#### AVAILABLE DATA
## start
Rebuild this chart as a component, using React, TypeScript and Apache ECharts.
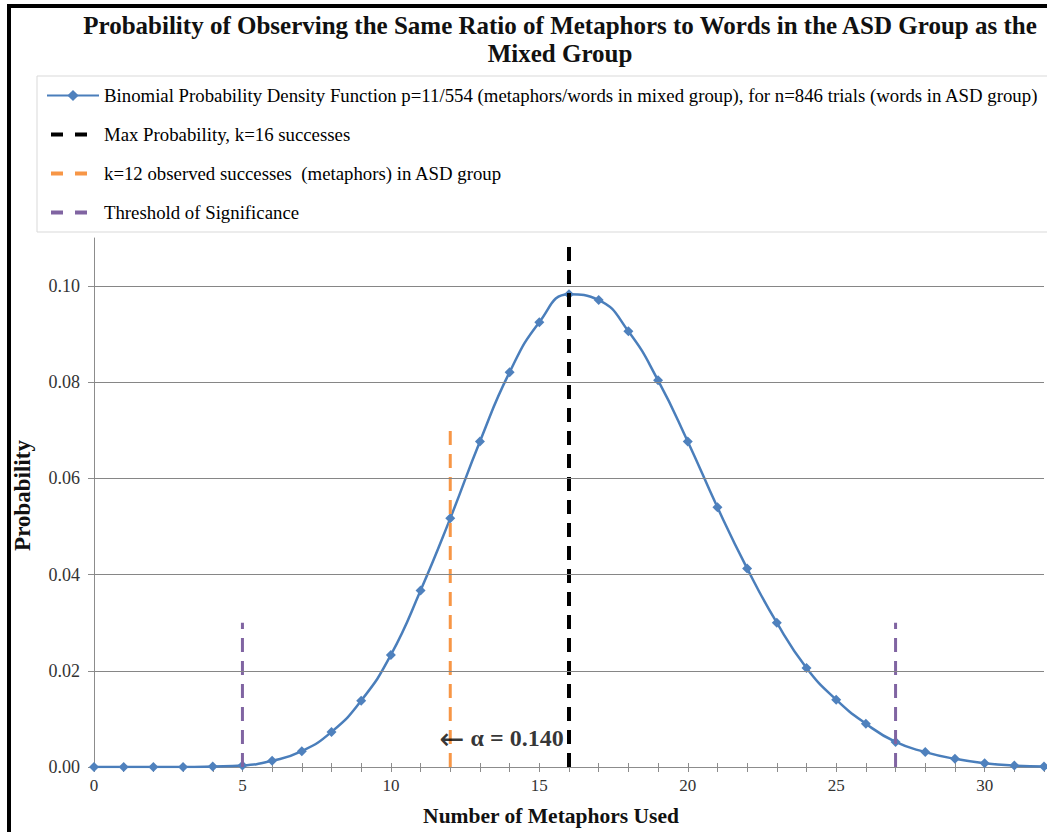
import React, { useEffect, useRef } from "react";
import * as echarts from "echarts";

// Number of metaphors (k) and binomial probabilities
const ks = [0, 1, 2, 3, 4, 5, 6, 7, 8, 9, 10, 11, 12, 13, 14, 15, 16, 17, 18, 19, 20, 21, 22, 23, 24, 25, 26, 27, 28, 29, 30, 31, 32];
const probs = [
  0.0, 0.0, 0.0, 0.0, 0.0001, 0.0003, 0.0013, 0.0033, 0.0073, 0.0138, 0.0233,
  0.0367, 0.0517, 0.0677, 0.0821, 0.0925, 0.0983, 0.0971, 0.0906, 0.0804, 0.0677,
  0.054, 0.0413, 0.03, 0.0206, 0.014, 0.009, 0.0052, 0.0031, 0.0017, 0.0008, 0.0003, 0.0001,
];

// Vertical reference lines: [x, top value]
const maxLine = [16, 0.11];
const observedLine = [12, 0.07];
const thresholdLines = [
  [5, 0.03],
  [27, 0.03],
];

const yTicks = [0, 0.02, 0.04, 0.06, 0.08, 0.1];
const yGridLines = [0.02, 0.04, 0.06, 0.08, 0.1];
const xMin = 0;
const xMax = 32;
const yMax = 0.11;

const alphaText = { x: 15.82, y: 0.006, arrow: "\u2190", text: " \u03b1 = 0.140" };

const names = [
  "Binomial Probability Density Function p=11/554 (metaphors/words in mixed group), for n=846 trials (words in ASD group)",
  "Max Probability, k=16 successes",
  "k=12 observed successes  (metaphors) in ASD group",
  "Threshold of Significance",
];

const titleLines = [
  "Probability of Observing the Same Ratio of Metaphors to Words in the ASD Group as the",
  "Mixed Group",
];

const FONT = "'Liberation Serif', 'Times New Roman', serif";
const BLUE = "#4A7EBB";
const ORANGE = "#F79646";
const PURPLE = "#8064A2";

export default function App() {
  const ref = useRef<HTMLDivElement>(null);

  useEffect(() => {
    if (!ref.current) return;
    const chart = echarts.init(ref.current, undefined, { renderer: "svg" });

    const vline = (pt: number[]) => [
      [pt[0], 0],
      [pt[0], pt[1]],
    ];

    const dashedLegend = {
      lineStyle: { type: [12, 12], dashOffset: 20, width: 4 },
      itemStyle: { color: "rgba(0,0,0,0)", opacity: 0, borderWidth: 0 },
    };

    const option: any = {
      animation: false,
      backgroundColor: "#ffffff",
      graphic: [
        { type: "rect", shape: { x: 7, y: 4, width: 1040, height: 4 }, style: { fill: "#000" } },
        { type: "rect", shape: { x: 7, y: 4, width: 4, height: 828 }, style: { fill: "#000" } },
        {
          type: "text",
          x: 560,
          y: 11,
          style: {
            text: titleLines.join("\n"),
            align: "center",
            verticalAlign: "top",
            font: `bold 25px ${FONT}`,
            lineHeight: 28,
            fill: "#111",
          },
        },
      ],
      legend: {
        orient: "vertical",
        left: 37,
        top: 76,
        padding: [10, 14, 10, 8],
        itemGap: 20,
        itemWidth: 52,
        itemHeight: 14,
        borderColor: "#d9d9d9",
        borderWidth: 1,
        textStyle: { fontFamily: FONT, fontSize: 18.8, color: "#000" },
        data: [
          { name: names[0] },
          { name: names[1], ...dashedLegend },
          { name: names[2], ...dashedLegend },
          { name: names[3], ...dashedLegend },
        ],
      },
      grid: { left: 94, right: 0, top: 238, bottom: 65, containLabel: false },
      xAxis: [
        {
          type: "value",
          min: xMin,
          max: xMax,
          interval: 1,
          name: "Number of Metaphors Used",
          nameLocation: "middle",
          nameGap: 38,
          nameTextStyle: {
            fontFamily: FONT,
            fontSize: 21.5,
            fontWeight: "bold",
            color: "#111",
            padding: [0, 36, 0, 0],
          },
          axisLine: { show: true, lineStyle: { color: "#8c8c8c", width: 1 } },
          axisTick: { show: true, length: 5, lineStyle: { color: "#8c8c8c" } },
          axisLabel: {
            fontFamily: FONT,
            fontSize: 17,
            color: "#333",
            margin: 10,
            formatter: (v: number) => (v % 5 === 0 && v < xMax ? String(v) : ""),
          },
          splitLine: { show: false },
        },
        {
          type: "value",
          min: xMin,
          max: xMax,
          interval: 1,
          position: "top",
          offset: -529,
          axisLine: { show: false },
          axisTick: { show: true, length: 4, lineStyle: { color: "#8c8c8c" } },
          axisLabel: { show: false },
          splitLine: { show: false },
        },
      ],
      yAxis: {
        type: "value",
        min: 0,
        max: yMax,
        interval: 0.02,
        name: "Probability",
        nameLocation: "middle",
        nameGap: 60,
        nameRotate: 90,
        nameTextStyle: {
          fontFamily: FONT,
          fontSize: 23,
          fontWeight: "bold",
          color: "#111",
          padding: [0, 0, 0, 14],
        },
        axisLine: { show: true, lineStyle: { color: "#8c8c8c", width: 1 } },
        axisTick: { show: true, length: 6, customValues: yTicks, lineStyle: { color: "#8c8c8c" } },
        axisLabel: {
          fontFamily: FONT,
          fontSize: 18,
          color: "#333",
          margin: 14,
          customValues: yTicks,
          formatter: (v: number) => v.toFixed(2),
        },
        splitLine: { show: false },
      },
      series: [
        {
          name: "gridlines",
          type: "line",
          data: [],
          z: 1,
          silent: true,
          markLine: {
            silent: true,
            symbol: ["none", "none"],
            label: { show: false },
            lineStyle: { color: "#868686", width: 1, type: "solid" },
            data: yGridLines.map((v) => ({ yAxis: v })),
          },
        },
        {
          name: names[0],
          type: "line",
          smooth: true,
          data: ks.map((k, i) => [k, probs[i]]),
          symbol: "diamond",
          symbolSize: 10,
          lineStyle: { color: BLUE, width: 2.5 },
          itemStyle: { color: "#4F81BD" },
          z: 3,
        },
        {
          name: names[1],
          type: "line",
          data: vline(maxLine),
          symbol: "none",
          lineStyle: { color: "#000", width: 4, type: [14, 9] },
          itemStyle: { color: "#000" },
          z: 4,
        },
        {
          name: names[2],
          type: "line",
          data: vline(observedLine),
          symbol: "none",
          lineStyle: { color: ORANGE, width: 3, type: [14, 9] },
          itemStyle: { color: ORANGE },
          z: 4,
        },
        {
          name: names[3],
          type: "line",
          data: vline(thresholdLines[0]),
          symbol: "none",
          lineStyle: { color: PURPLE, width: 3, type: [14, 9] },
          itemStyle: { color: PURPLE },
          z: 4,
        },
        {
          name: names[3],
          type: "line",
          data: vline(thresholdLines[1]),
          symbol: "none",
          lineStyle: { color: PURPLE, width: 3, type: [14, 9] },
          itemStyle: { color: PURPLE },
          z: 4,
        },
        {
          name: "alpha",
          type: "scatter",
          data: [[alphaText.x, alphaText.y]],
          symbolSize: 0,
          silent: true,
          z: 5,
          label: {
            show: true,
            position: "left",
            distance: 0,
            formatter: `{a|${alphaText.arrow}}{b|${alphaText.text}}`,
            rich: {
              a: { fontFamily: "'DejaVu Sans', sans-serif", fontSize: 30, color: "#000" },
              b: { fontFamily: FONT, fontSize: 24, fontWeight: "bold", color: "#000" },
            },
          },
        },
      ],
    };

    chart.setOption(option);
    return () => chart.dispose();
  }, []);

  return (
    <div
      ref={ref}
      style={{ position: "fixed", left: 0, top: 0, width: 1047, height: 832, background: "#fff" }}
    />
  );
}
## end
#### WORK REQUIRED
Leave out the pictures, then repeat the listing above exactly from its first line to the line with "import * as", inclusive.

#### CORRECT OUTPUT
Rebuild this chart as a component, using React, TypeScript and Apache ECharts.
import React, { useEffect, useRef } from "react";
import * as echarts from "echarts";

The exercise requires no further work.